Distinct
The Distinct transformation will filter out duplicate records.
Overview
The Distinct
transformation will filter out duplicate records. For each incoming row, the distinct will create a hash value based on the values in the properties. This hash value will be stored in an internal list. If another record with the same hash values arrives, this record will be filtered out as it is a duplicate. By default, all public properties are used for the hash value generation. You can use the attribute DistinctColumn
to specify particular properties.
Buffer
The Distinct
is a non blocking transformation - every row is send to the next component after the hash values was generated. The component has a slight bigger memory footprint as it stores a hash value for each incoming row in a memory table.
Code snippet
public class MyRow
{
[DistinctColumn]
public int DistinctId { get; set; }
public string OtherValue { get; set; }
}
Distinct<MyRow> trans = new Distinct<MyRow>();
Example
We can define a simple object with two properties: Id and Value. Now we set the DistinctColumn
attribute for each property.
Now we send the following example data through the Distinct
transformation:
Id | Value |
---|---|
1 | A |
2 | A |
2 | B |
1 | A |
2 | A |
We would expect that we receive only three rows from the output of the Distinct:
Id | Value |
---|---|
1 | A |
2 | A |
2 | B |
Here is the code to prove this:
public class MyRow
{
[DistinctColumn]
public int Id { get; set; }
[DistinctColumn]
public string Value { get; set; }
}
public static void Main()
{
var source = new MemorySource<MyRow>();
source.DataAsList.Add(new MyRow() { Id = 1, Value = "A" });
source.DataAsList.Add(new MyRow() { Id = 2, Value = "A" });
source.DataAsList.Add(new MyRow() { Id = 2, Value = "B" });
source.DataAsList.Add(new MyRow() { Id = 1, Value = "A" });
source.DataAsList.Add(new MyRow() { Id = 2, Value = "A" });
var trans = new Distinct<MyRow>();
var dest = new MemoryDestination<MyRow>();
source.LinkTo(trans);
trans.LinkTo(dest);
Network.Execute(source);
foreach (var row in dest.Data)
Console.WriteLine($"Id:{row.Id} Value:{row.Value}");
//Output
//Id:1 Value:A
//Id:2 Value:A
//Id:2 Value:B
}
Processing the duplicates
The Distinct also allows to send the duplicates into another data flow.
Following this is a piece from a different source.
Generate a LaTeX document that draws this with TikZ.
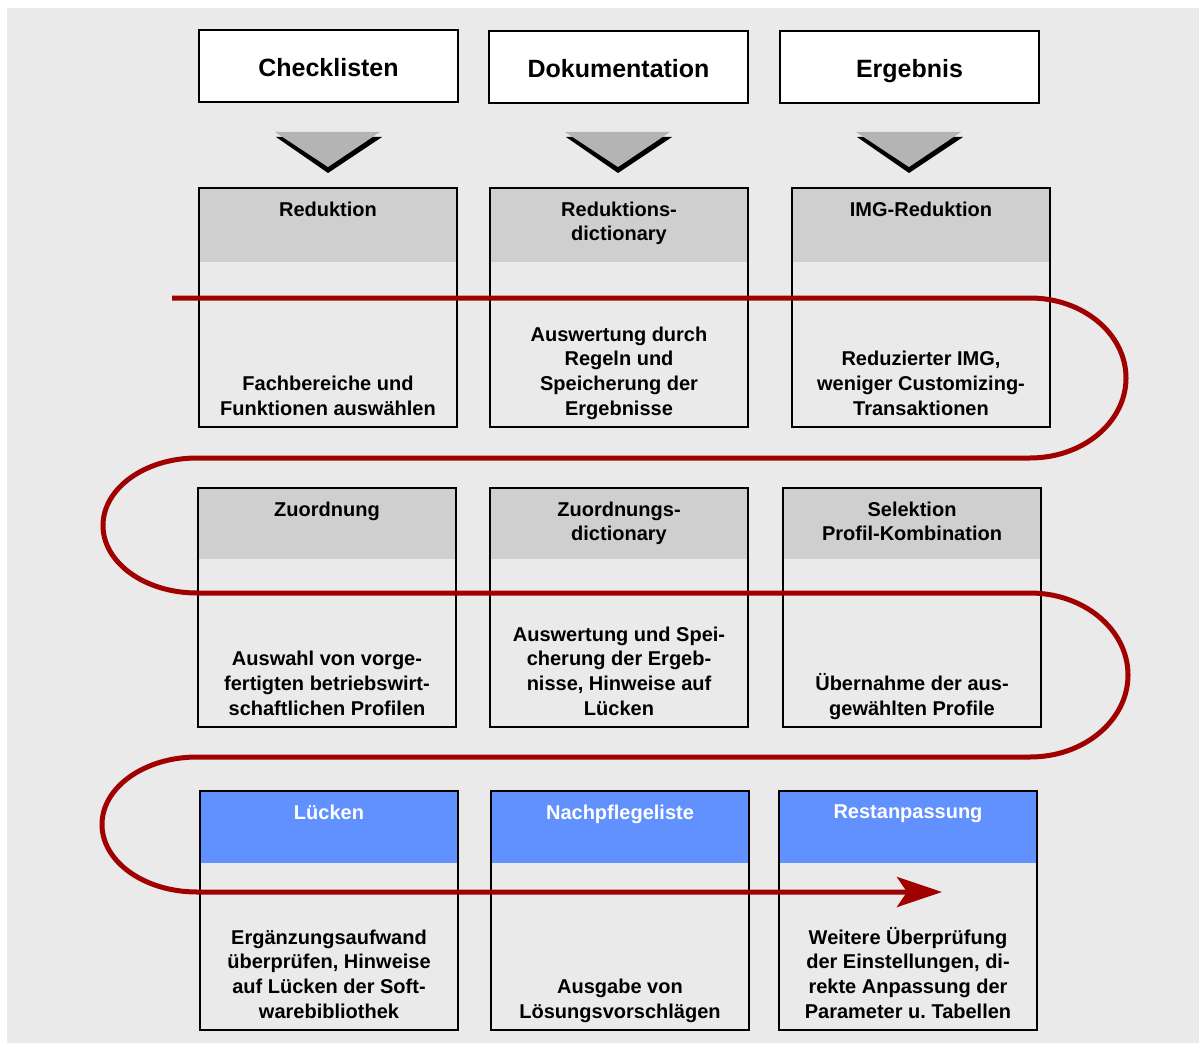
\documentclass[tikz,border=0pt]{standalone}
\usepackage{fontspec}
\setmainfont{Liberation Sans}
\usetikzlibrary{arrows.meta}
\definecolor{bg}{HTML}{EAEAEA}
\definecolor{headgray}{HTML}{CFCFCF}
\definecolor{headblue}{HTML}{6190FF}
\definecolor{chevgray}{HTML}{B4B4B4}
\definecolor{flowred}{HTML}{A00000}
\begin{document}
\frenchspacing
\begin{tikzpicture}[x=1pt,y=1pt,
  topbox/.style={draw=black,line width=2pt,fill=white,minimum width=259pt,minimum height=72pt,
    inner sep=0pt,anchor=north west,font=\fontsize{25}{30}\selectfont\bfseries,
    text height=21pt,text depth=0pt},
  stagebox/.style={draw=black,line width=2pt,fill=bg,minimum width=258pt,minimum height=239pt,
    inner sep=0pt,anchor=north west},
  grayhead/.style={stagebox,path picture={\fill[headgray] (path picture bounding box.north west)
    rectangle ([yshift=-#1]path picture bounding box.north east);}},
  bluehead/.style={stagebox,path picture={\fill[headblue] (path picture bounding box.north west)
    rectangle ([yshift=-#1]path picture bounding box.north east);}},
  titletext/.style={anchor=north,align=center,inner sep=0pt,
    font=\fontsize{20}{24}\selectfont\bfseries},
  bodytext/.style={anchor=south,align=center,inner sep=0pt,
    font=\fontsize{20}{24.6}\selectfont\bfseries},
  flow/.style={draw=flowred,line width=5pt},
  chevshadow/.style={fill=black},
  chevface/.style={fill=chevgray}
]
\useasboundingbox (0,0) rectangle (1199,-1043);
\fill[bg] (7,-8) rectangle (1199,-1043);

% top boxes
\node[topbox] (h1) at (198,-29.5) {Checklisten};
\node[topbox] (h2) at (488,-30.5) {Dokumentation};
\node[topbox] (h3) at (779,-30.5) {Ergebnis};

% chevrons
\foreach \cx in {328,618,909}{
  \fill[chevshadow] (\cx-52,-137) -- (\cx+54,-137) -- (\cx,-173) -- cycle;
  \fill[chevface] (\cx-53,-132) -- (\cx+52,-132) -- (\cx,-167) -- cycle;
}

% row 1
\node[grayhead=74pt] (b11) at (198,-187) {};
\node[grayhead=74pt] (b12) at (489,-187) {};
\node[grayhead=74pt] (b13) at (791,-187) {};
% row 2
\node[grayhead=71pt] (b21) at (197,-487) {};
\node[grayhead=71pt] (b22) at (489,-487) {};
\node[grayhead=71pt] (b23) at (782,-487) {};
% row 3
\node[bluehead=72pt] (b31) at (199,-790) {};
\node[bluehead=72pt] (b32) at (490,-790) {};
\node[bluehead=72pt] (b33) at (778,-790) {};

% titles
\node[titletext] (t11) at ([yshift=-15pt]b11.north) {Reduktion};
\node[titletext] (t12) at ([yshift=-15pt]b12.north) {Reduktions-\\dictionary};
\node[titletext] (t13) at ([yshift=-15pt]b13.north) {IMG-Reduktion};
\node[titletext] (t21) at ([yshift=-15pt]b21.north) {Zuordnung};
\node[titletext] (t22) at ([yshift=-15pt]b22.north) {Zuordnungs-\\dictionary};
\node[titletext] (t23) at ([yshift=-15pt]b23.north) {Selektion\\Profil-Kombination};
\node[titletext,text=white] (t31) at ([yshift=-15pt]b31.north) {Lücken};
\node[titletext,text=white] (t32) at ([yshift=-15pt]b32.north) {Nachpflegeliste};
\node[titletext,text=white] (t33) at ([yshift=-15pt]b33.north) {Restanpassung};

% body texts
\node[bodytext] (d11) at ([yshift=8.5pt]b11.south) {Fachbereiche und\\Funktionen auswählen\vphantom{g}};
\node[bodytext] (d12) at ([yshift=8.5pt]b12.south) {Auswertung durch\\Regeln und\\Speicherung der\\Ergebnisse\vphantom{g}};
\node[bodytext] (d13) at ([yshift=8.5pt]b13.south) {Reduzierter IMG,\\weniger Customizing-\\Transaktionen\vphantom{g}};
\node[bodytext] (d21) at ([yshift=8.5pt]b21.south) {Auswahl von vorge-\\fertigten betriebswirt-\\schaftlichen Profilen\vphantom{g}};
\node[bodytext] (d22) at ([yshift=8.5pt]b22.south) {Auswertung und Spei-\\cherung der Ergeb-\\nisse, Hinweise auf\\Lücken\vphantom{g}};
\node[bodytext] (d23) at ([yshift=8.5pt]b23.south) {Übernahme der aus-\\gewählten Profile\vphantom{g}};
\node[bodytext] (d31) at ([yshift=8.5pt]b31.south) {Ergänzungsaufwand\\überprüfen, Hinweise\\auf Lücken der Soft-\\warebibliothek\vphantom{g}};
\node[bodytext] (d32) at ([yshift=8.5pt]b32.south) {Ausgabe von\\Lösungsvorschlägen\vphantom{g}};
\node[bodytext] (d33) at ([yshift=8.5pt]b33.south) {Weitere Überprüfung\\der Einstellungen, di-\\rekte Anpassung der\\Parameter u. Tabellen\vphantom{g}};

% flow line
\coordinate (fstart) at (172,-298);
\coordinate (fend) at (942,-892);
\draw[flow,-{Stealth[length=45pt,width=30pt,inset=10pt]}] (fstart) -- (1030,-298)
  arc[start angle=90,end angle=-90,x radius=96pt,y radius=80pt]
  -- (197,-458)
  arc[start angle=90,end angle=270,x radius=94pt,y radius=67.5pt]
  -- (1030,-593)
  arc[start angle=90,end angle=-90,x radius=98pt,y radius=82pt]
  -- (197,-757)
  arc[start angle=90,end angle=270,x radius=95pt,y radius=67.5pt]
  -- (fend);
\end{tikzpicture}
\end{document}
This can be easily implemented with the LinkDuplicatesTo
method. We could enhance the example above to redirect the duplicates into another destination. Of course we could also use another more complex data flow to process the duplicates.
public class MyRow
{
[DistinctColumn]
public int Id { get; set; }
[DistinctColumn]
public string Value { get; set; }
}
public static void Main()
{
var source = new MemorySource<MyRow>();
source.DataAsList.Add(new MyRow() { Id = 1, Value = "A" });
source.DataAsList.Add(new MyRow() { Id = 2, Value = "A" });
source.DataAsList.Add(new MyRow() { Id = 2, Value = "B" });
source.DataAsList.Add(new MyRow() { Id = 1, Value = "A" });
source.DataAsList.Add(new MyRow() { Id = 2, Value = "A" });
var trans = new Distinct<MyRow>();
var dest = new MemoryDestination<MyRow>();
var duplicateDest = new MemoryDestination<MyRow>();
source.LinkTo(trans);
trans.LinkTo(dest);
trans.LinkDuplicatesTo(duplicateDest);
Network.Execute(source);
foreach (var row in dest.Data)
Console.WriteLine($"Id:{row.Id} Value:{row.Value}");
foreach (var row in duplicateDest.Data)
Console.WriteLine($"Duplicate - Id:{row.Id} Value:{row.Value}");
//Output
//Id:1 Value:A
//Id:2 Value:A
//Id:2 Value:B
//Duplicate - Id:1 Value: A
//Duplicate - Id:2 Value: A
}